Election protests in Washington. © Norine Dresser photo collection, 2016.
The results of last week’s election devastated me. As a Jew, I have always voted Democratic. That’s because my parents did and because their parents did. My grandparents experienced racism and bigotry in Europe, so along with millions of other refugees during the early 1900s, they fled to these shores for religious and economic freedom. Once settled, they became ardent supporters of FDR. They believed he cared about the poor and working people, and thus a family tradition of voting Democratic ensued.
I was born in California and only ten when WWII broke out, but I felt the fear in my household about being Jewish. Even though we had no direct confrontations, a wariness prevailed. For example, scared of publicly revealing who we were, we never placed a mezuzah on our outside door.
When my junior high school homeroom teacher made all the Semites stand up, I got a flash of what it might feel like to be targeted as outcasts. My infuriated parents threatened to report my teacher. That terrified me because I feared the backlash. My mom and dad promised not to say anything, but behind my back, my father met with the principal. He told her about the classroom incident and said, “This teacher is either stupid or a follower of Hitler.” The principal had no choice but to assure my dad that the teacher was stupid.
That was merely a taste of what it felt like to be considered an “other,” yet it marked me in such as way that I cannot stand to see others targeted as outsiders.
After Trump’s campaign of name-calling and enabling racists, he has reaffirmed his stance by appointing Stephen Bannon as his White House Chief Strategist. Bannon chairs Breitbart News, an ultra-conservative news source. They are openly anti-immigrant, anti-Planned Parenthood, anti-Muslim, anti-women, anti-gay, anti-semitic, are racist and believe in white supremacy.
A few weekends ago, I heeded the TV reminders about turning our clocks back one hour to adjust to Daylight Savings Time; Sadly, I also agreed with the internet advice to “Turn Back Your Clocks Fifty Years.”
And so it begins. Trump has empowered the bigots. This past weekend, an Associated Press column documented reports of increased racist incidents in schools and universities. For example, white students called Black students “cotton pickers”; a university student attempted to pull off the hijab worn by a Muslim student; a “whites only” message appeared on a bathroom door in Illinois; students in Michigan chanted “build a wall” in the school cafeteria; and in Pennsylvania, African American parents were told to, “Go back to Africa.”
I dread that the worst is yet to come negatively impacting women’s rights; the LGBTQ communities; the environment; people of color, Muslims, and Jews. Who and what did I leave out?

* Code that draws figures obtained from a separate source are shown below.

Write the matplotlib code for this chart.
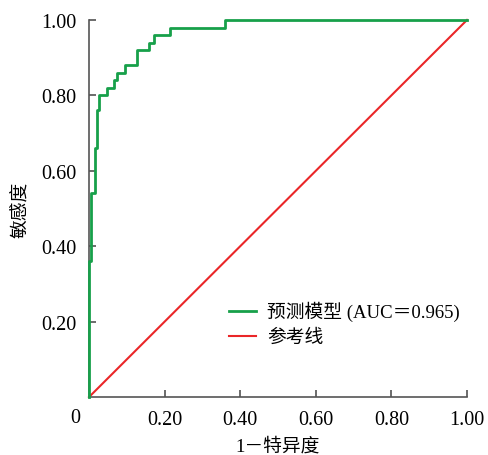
import numpy as np
import matplotlib
matplotlib.use("Agg")
import matplotlib.pyplot as plt

plt.rcParams['font.family'] = ['Liberation Serif', 'Noto Sans CJK SC']
plt.rcParams['axes.unicode_minus'] = False

# ROC curve (vertical jumps at each fpr)
fpr = [0, 0, 0.006, 0.016, 0.020, 0.026, 0.047, 0.066, 0.073, 0.094,
       0.126, 0.160, 0.173, 0.214, 0.360, 1.0]
tpr = [0, 0.36, 0.54, 0.66, 0.76, 0.80, 0.82, 0.84, 0.86, 0.88,
       0.92, 0.94, 0.96, 0.98, 1.00, 1.00]
ref = [0, 1]
ticks = [0.2, 0.4, 0.6, 0.8, 1.0]
tick_labels = ["0.20", "0.40", "0.60", "0.80", "1.00"]

fig = plt.figure(figsize=(4.89, 4.56), dpi=100)
ax = fig.add_axes([0.182, 0.127, 0.773, 0.827])

ax.step(fpr, tpr, where='post', color='#17a04a', lw=2.0,
        label='预测模型 (AUC＝0.965)', clip_on=False, zorder=3)
ax.plot(ref, ref, color='#ea2628', lw=1.5, label='参考线', clip_on=False)

ax.set_xlim(0, 1)
ax.set_ylim(0, 1)
ax.set_xticks(ticks, tick_labels)
ax.set_yticks(ticks, tick_labels)
for s in ['top', 'right']:
    ax.spines[s].set_visible(False)
for s in ['left', 'bottom']:
    ax.spines[s].set_color('#555555')
    ax.spines[s].set_linewidth(1.2)
ax.tick_params(direction='in', length=5, width=1.1, color='#444444',
               labelsize=14.5, pad=9)
ax.text(-0.037, -0.03, '0', transform=ax.transAxes, ha='center', va='top',
        fontsize=14.5)

ax.set_xlabel('1－特异度', fontsize=13.5, labelpad=6)
ax.set_ylabel('敏感度', fontsize=13.5, labelpad=8)

ax.legend(loc='lower right', bbox_to_anchor=(1.025, 0.09), frameon=False,
          fontsize=13.5, handlelength=1.4, handletextpad=0.6, labelspacing=0.4)

fig.savefig('out.png', dpi=100)
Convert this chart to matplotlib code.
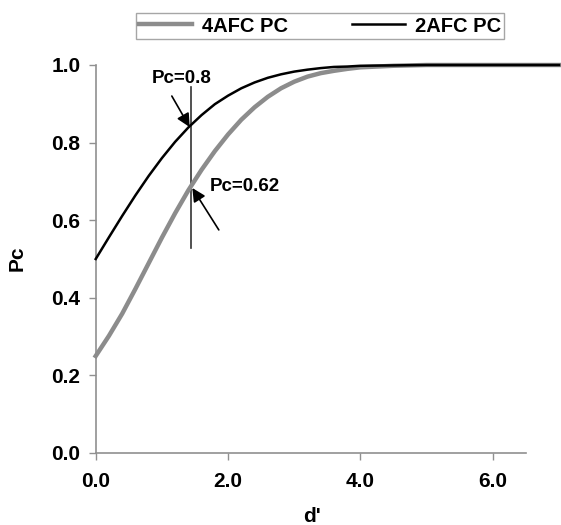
import numpy as np
import matplotlib.pyplot as plt

plt.rcParams['font.family'] = ['Liberation Sans', 'DejaVu Sans']
plt.rcParams['font.weight'] = 'bold'

# d' values and proportion correct
dprime = [0.0, 0.2, 0.4, 0.6, 0.8, 1.0, 1.2, 1.4, 1.6, 1.8, 2.0, 2.2, 2.4,
          2.6, 2.8, 3.0, 3.2, 3.4, 3.6, 3.8, 4.0, 4.5, 5.0, 6.0, 7.0]
pc_2afc = [0.500, 0.556, 0.611, 0.664, 0.714, 0.760, 0.802, 0.839, 0.871,
           0.899, 0.921, 0.940, 0.955, 0.967, 0.976, 0.983, 0.988, 0.992,
           0.995, 0.996, 0.998, 0.999, 1.000, 1.000, 1.000]
pc_4afc = [0.250, 0.302, 0.359, 0.423, 0.489, 0.555, 0.618, 0.677, 0.730,
           0.778, 0.821, 0.859, 0.891, 0.918, 0.940, 0.957, 0.970, 0.979,
           0.985, 0.990, 0.994, 0.998, 1.000, 1.000, 1.000]

d_mark = 1.44          # vertical marker
marker_span = [0.528, 0.943]

W, H = 561, 525
fig = plt.figure(figsize=(W/100, H/100), dpi=100)
ax = fig.add_axes([95.7/W, 1-453/H, (559-95.7)/W, (453-65)/H])

ax.plot(dprime, pc_4afc, color='#8c8c8c', lw=3.2, label='4AFC PC', clip_on=False, zorder=3)
ax.plot(dprime, pc_2afc, color='black', lw=1.8, label='2AFC PC', clip_on=False, zorder=4)
ax.plot([d_mark, d_mark], marker_span, color='#333333', lw=1.2, zorder=2)

ax.annotate('', xy=(1.42, 0.840), xytext=(1.15, 0.920),
            arrowprops=dict(arrowstyle='-|>', color='black', lw=1.2,
                            mutation_scale=20, shrinkA=0, shrinkB=0), zorder=5)
ax.annotate('', xy=(1.46, 0.683), xytext=(1.86, 0.575),
            arrowprops=dict(arrowstyle='-|>', color='black', lw=1.2,
                            mutation_scale=20, shrinkA=0, shrinkB=0), zorder=5)
ax.text(1.30, 0.966, 'Pc=0.8', ha='center', va='center', fontsize=13.5, fontweight='bold')
ax.text(1.72, 0.686, 'Pc=0.62', ha='left', va='center', fontsize=13.5, fontweight='bold')

ax.set_xlim(0, 7)
ax.set_ylim(0, 1)
ax.set_xticks([0, 2, 4, 6])
ax.set_xticklabels(['0.0', '2.0', '4.0', '6.0'])
ax.set_yticks([0, 0.2, 0.4, 0.6, 0.8, 1.0])
ax.set_yticklabels(['0.0', '0.2', '0.4', '0.6', '0.8', '1.0'])
ax.tick_params(axis='both', direction='out', length=5, width=1, color='#909090',
               labelsize=15)
ax.tick_params(axis='x', pad=9)
ax.tick_params(axis='y', pad=6)
for lab in ax.get_xticklabels() + ax.get_yticklabels():
    lab.set_fontweight('bold')

for s in ['top', 'right']:
    ax.spines[s].set_visible(False)
for s in ['left', 'bottom']:
    ax.spines[s].set_color('#909090')
    ax.spines[s].set_linewidth(1.2)
ax.spines['bottom'].set_bounds(0, 6.5)

fig.text(17/W, 1-258/H, 'Pc', rotation=90, ha='center', va='center',
         fontsize=15, fontweight='bold')
fig.text(312/W, 1-517/H, "d'", ha='center', va='center',
         fontsize=15, fontweight='bold')

leg = fig.legend(loc='center', bbox_to_anchor=(320/W, 1-26/H), ncol=2,
                 frameon=True, fancybox=False, fontsize=14.5, handlelength=2.6,
                 columnspacing=3.2, borderpad=0.15, handletextpad=0.5)
leg.get_frame().set_edgecolor('#909090')
leg.get_frame().set_linewidth(1)
for t in leg.get_texts():
    t.set_fontweight('bold')

fig.savefig('out.png', dpi=100)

And what can I do about it?
Of course, I will make donations to Planned Parenthood and the ACLU. And although the thought of participating in the Women’s March on Washington on Inauguration Day appeals to me, that is much too daunting for this old lady.
Yet there is something positive that I can do.
After the 1992 Rodney King riots in L. A., I proposed a column to the Los Angeles Times, demystifying the cultures of people unlike ourselves. Called, “Multicultural Manners,” the eight-year running column received a 1998 award from the County of Los Angeles Commission on Human Relations. They recognized it for promoting intergroup understanding.
Now if I can accomplish something similar in this new environment of divisiveness, that would be fantastic. And best of all, I have a new platform.
Very soon a new community radio station will be on the air here in Las Cruces. Its call letters, KTAL (¿Qué tal?, meaning What’s Up? ), will be airing programs pertinent to community issues. Fortunately, they have accepted my proposal for, “Your Multicultural Minute,” where I will narrate incidents about people who have inadvertently confused, insulted, amused others and all because of cultural differences.
I believe that educating the public about the customs, beliefs, and values of different cultures will create respect for others.
Last Saturday Night Live’s opening skit nailed it. In her persona as Hillary Clinton, Kate McKinnon sat at the piano playing and singing Leonard Cohen’s poignant “Hallelujah.” Then she turned to the audience and said, “I’m not giving up and neither should you.”
Norine Dresser is a folklorist who specializes in rituals, customs and beliefs of global communities.